Data segment
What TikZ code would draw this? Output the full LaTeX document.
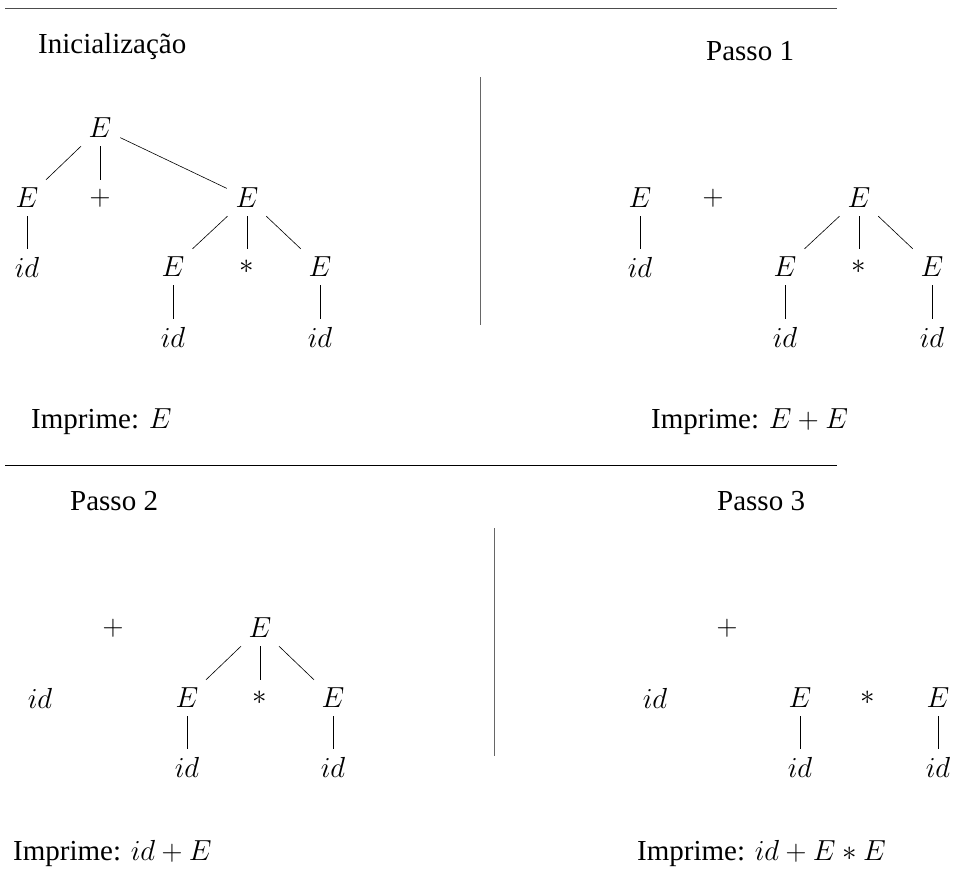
\RequirePackage{fix-cm}
\documentclass[tikz,border=0pt]{standalone}
\usepackage[no-math]{fontspec}
\setmainfont{Liberation Serif}
\begin{document}
\begin{tikzpicture}[x=1pt,y=-1pt,
  tn/.style={minimum width=40pt,minimum height=36pt,inner sep=0pt,font=\fontsize{29}{34}\selectfont},
  lbl/.style={anchor=base west,inner sep=0pt,font=\fontsize{29}{34}\selectfont},
  edge/.style={line width=0.6pt},
  rule/.style={line width=0.8pt}]
\useasboundingbox (0,0) rectangle (960,889);
% rules
\coordinate (h1a) at (5,8); \coordinate (h1b) at (837,8);
\coordinate (h2a) at (5,465); \coordinate (h2b) at (837,465);
\coordinate (v1a) at (480,77); \coordinate (v1b) at (480,325);
\coordinate (v2a) at (494,528); \coordinate (v2b) at (494,756);
\draw[rule,black!70] (h1a) -- (h1b);
\draw[rule] (h2a) -- (h2b);
\draw[rule,black!60] (v1a) -- (v1b);
\draw[rule,black!60] (v2a) -- (v2b);
% labels
\node[lbl] (t0) at (38,53) {Inicialização};
\node[lbl] (t1) at (706,60) {Passo 1};
\node[lbl] (t2) at (70,510) {Passo 2};
\node[lbl] (t3) at (717,510) {Passo 3};
\node[lbl] (p0) at (31,428) {Imprime: $E$};
\node[lbl] (p1) at (651,428) {Imprime: $E+E$};
\node[lbl] (p2) at (13,860) {Imprime: $id+E$};
\node[lbl] (p3) at (637,860) {Imprime: $id+E*E$};
% tree 0
\node[tn] (r0) at (100,128) {$E$};
\node[tn] (a1) at (27,198) {$E$};
\node[tn] (a2) at (100,198) {$+$};
\node[tn] (a3) at (247,198) {$E$};
\node[tn] (b1) at (27,267) {$id$};
\node[tn] (c1) at (173,267) {$E$};
\node[tn] (c2) at (247,267) {$*$};
\node[tn] (c3) at (320,267) {$E$};
\node[tn] (d1) at (173,337) {$id$};
\node[tn] (d3) at (320,337) {$id$};
\draw[edge] (r0) -- (a1); \draw[edge] (r0) -- (a2); \draw[edge] (r0) -- (a3);
\draw[edge] (a1) -- (b1);
\draw[edge] (a3) -- (c1); \draw[edge] (a3) -- (c2); \draw[edge] (a3) -- (c3);
\draw[edge] (c1) -- (d1); \draw[edge] (c3) -- (d3);
% tree 1
\node[tn] (e1) at (640,198) {$E$};
\node[tn] (e2) at (713,198) {$+$};
\node[tn] (e3) at (859,198) {$E$};
\node[tn] (f1) at (640,267) {$id$};
\node[tn] (g1) at (785,267) {$E$};
\node[tn] (g2) at (859,267) {$*$};
\node[tn] (g3) at (932,267) {$E$};
\node[tn] (h1) at (785,337) {$id$};
\node[tn] (h3) at (932,337) {$id$};
\draw[edge] (e1) -- (f1);
\draw[edge] (e3) -- (g1); \draw[edge] (e3) -- (g2); \draw[edge] (e3) -- (g3);
\draw[edge] (g1) -- (h1); \draw[edge] (g3) -- (h3);
% tree 2
\node[tn] (i2) at (113,628) {$+$};
\node[tn] (i3) at (260,628) {$E$};
\node[tn] (j0) at (40,698) {$id$};
\node[tn] (j1) at (187,698) {$E$};
\node[tn] (j2) at (260,698) {$*$};
\node[tn] (j3) at (333,698) {$E$};
\node[tn] (k1) at (187,767) {$id$};
\node[tn] (k3) at (333,767) {$id$};
\draw[edge] (i3) -- (j1); \draw[edge] (i3) -- (j2); \draw[edge] (i3) -- (j3);
\draw[edge] (j1) -- (k1); \draw[edge] (j3) -- (k3);
% tree 3
\node[tn] (l2) at (727,628) {$+$};
\node[tn] (m0) at (655,698) {$id$};
\node[tn] (m1) at (800,698) {$E$};
\node[tn] (m2) at (868,698) {$*$};
\node[tn] (m3) at (938,698) {$E$};
\node[tn] (n1) at (800,767) {$id$};
\node[tn] (n3) at (938,767) {$id$};
\draw[edge] (m1) -- (n1); \draw[edge] (m3) -- (n3);
\end{tikzpicture}
\end{document}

What the task asks
Pictures are to be left out; repeat all the remaining data exactly.

Reply to the exercise
What TikZ code would draw this? Output the full LaTeX document.
\RequirePackage{fix-cm}
\documentclass[tikz,border=0pt]{standalone}
\usepackage[no-math]{fontspec}
\setmainfont{Liberation Serif}
\begin{document}
\begin{tikzpicture}[x=1pt,y=-1pt,
  tn/.style={minimum width=40pt,minimum height=36pt,inner sep=0pt,font=\fontsize{29}{34}\selectfont},
  lbl/.style={anchor=base west,inner sep=0pt,font=\fontsize{29}{34}\selectfont},
  edge/.style={line width=0.6pt},
  rule/.style={line width=0.8pt}]
\useasboundingbox (0,0) rectangle (960,889);
% rules
\coordinate (h1a) at (5,8); \coordinate (h1b) at (837,8);
\coordinate (h2a) at (5,465); \coordinate (h2b) at (837,465);
\coordinate (v1a) at (480,77); \coordinate (v1b) at (480,325);
\coordinate (v2a) at (494,528); \coordinate (v2b) at (494,756);
\draw[rule,black!70] (h1a) -- (h1b);
\draw[rule] (h2a) -- (h2b);
\draw[rule,black!60] (v1a) -- (v1b);
\draw[rule,black!60] (v2a) -- (v2b);
% labels
\node[lbl] (t0) at (38,53) {Inicialização};
\node[lbl] (t1) at (706,60) {Passo 1};
\node[lbl] (t2) at (70,510) {Passo 2};
\node[lbl] (t3) at (717,510) {Passo 3};
\node[lbl] (p0) at (31,428) {Imprime: $E$};
\node[lbl] (p1) at (651,428) {Imprime: $E+E$};
\node[lbl] (p2) at (13,860) {Imprime: $id+E$};
\node[lbl] (p3) at (637,860) {Imprime: $id+E*E$};
% tree 0
\node[tn] (r0) at (100,128) {$E$};
\node[tn] (a1) at (27,198) {$E$};
\node[tn] (a2) at (100,198) {$+$};
\node[tn] (a3) at (247,198) {$E$};
\node[tn] (b1) at (27,267) {$id$};
\node[tn] (c1) at (173,267) {$E$};
\node[tn] (c2) at (247,267) {$*$};
\node[tn] (c3) at (320,267) {$E$};
\node[tn] (d1) at (173,337) {$id$};
\node[tn] (d3) at (320,337) {$id$};
\draw[edge] (r0) -- (a1); \draw[edge] (r0) -- (a2); \draw[edge] (r0) -- (a3);
\draw[edge] (a1) -- (b1);
\draw[edge] (a3) -- (c1); \draw[edge] (a3) -- (c2); \draw[edge] (a3) -- (c3);
\draw[edge] (c1) -- (d1); \draw[edge] (c3) -- (d3);
% tree 1
\node[tn] (e1) at (640,198) {$E$};
\node[tn] (e2) at (713,198) {$+$};
\node[tn] (e3) at (859,198) {$E$};
\node[tn] (f1) at (640,267) {$id$};
\node[tn] (g1) at (785,267) {$E$};
\node[tn] (g2) at (859,267) {$*$};
\node[tn] (g3) at (932,267) {$E$};
\node[tn] (h1) at (785,337) {$id$};
\node[tn] (h3) at (932,337) {$id$};
\draw[edge] (e1) -- (f1);
\draw[edge] (e3) -- (g1); \draw[edge] (e3) -- (g2); \draw[edge] (e3) -- (g3);
\draw[edge] (g1) -- (h1); \draw[edge] (g3) -- (h3);
% tree 2
\node[tn] (i2) at (113,628) {$+$};
\node[tn] (i3) at (260,628) {$E$};
\node[tn] (j0) at (40,698) {$id$};
\node[tn] (j1) at (187,698) {$E$};
\node[tn] (j2) at (260,698) {$*$};
\node[tn] (j3) at (333,698) {$E$};
\node[tn] (k1) at (187,767) {$id$};
\node[tn] (k3) at (333,767) {$id$};
\draw[edge] (i3) -- (j1); \draw[edge] (i3) -- (j2); \draw[edge] (i3) -- (j3);
\draw[edge] (j1) -- (k1); \draw[edge] (j3) -- (k3);
% tree 3
\node[tn] (l2) at (727,628) {$+$};
\node[tn] (m0) at (655,698) {$id$};
\node[tn] (m1) at (800,698) {$E$};
\node[tn] (m2) at (868,698) {$*$};
\node[tn] (m3) at (938,698) {$E$};
\node[tn] (n1) at (800,767) {$id$};
\node[tn] (n3) at (938,767) {$id$};
\draw[edge] (m1) -- (n1); \draw[edge] (m3) -- (n3);
\end{tikzpicture}
\end{document}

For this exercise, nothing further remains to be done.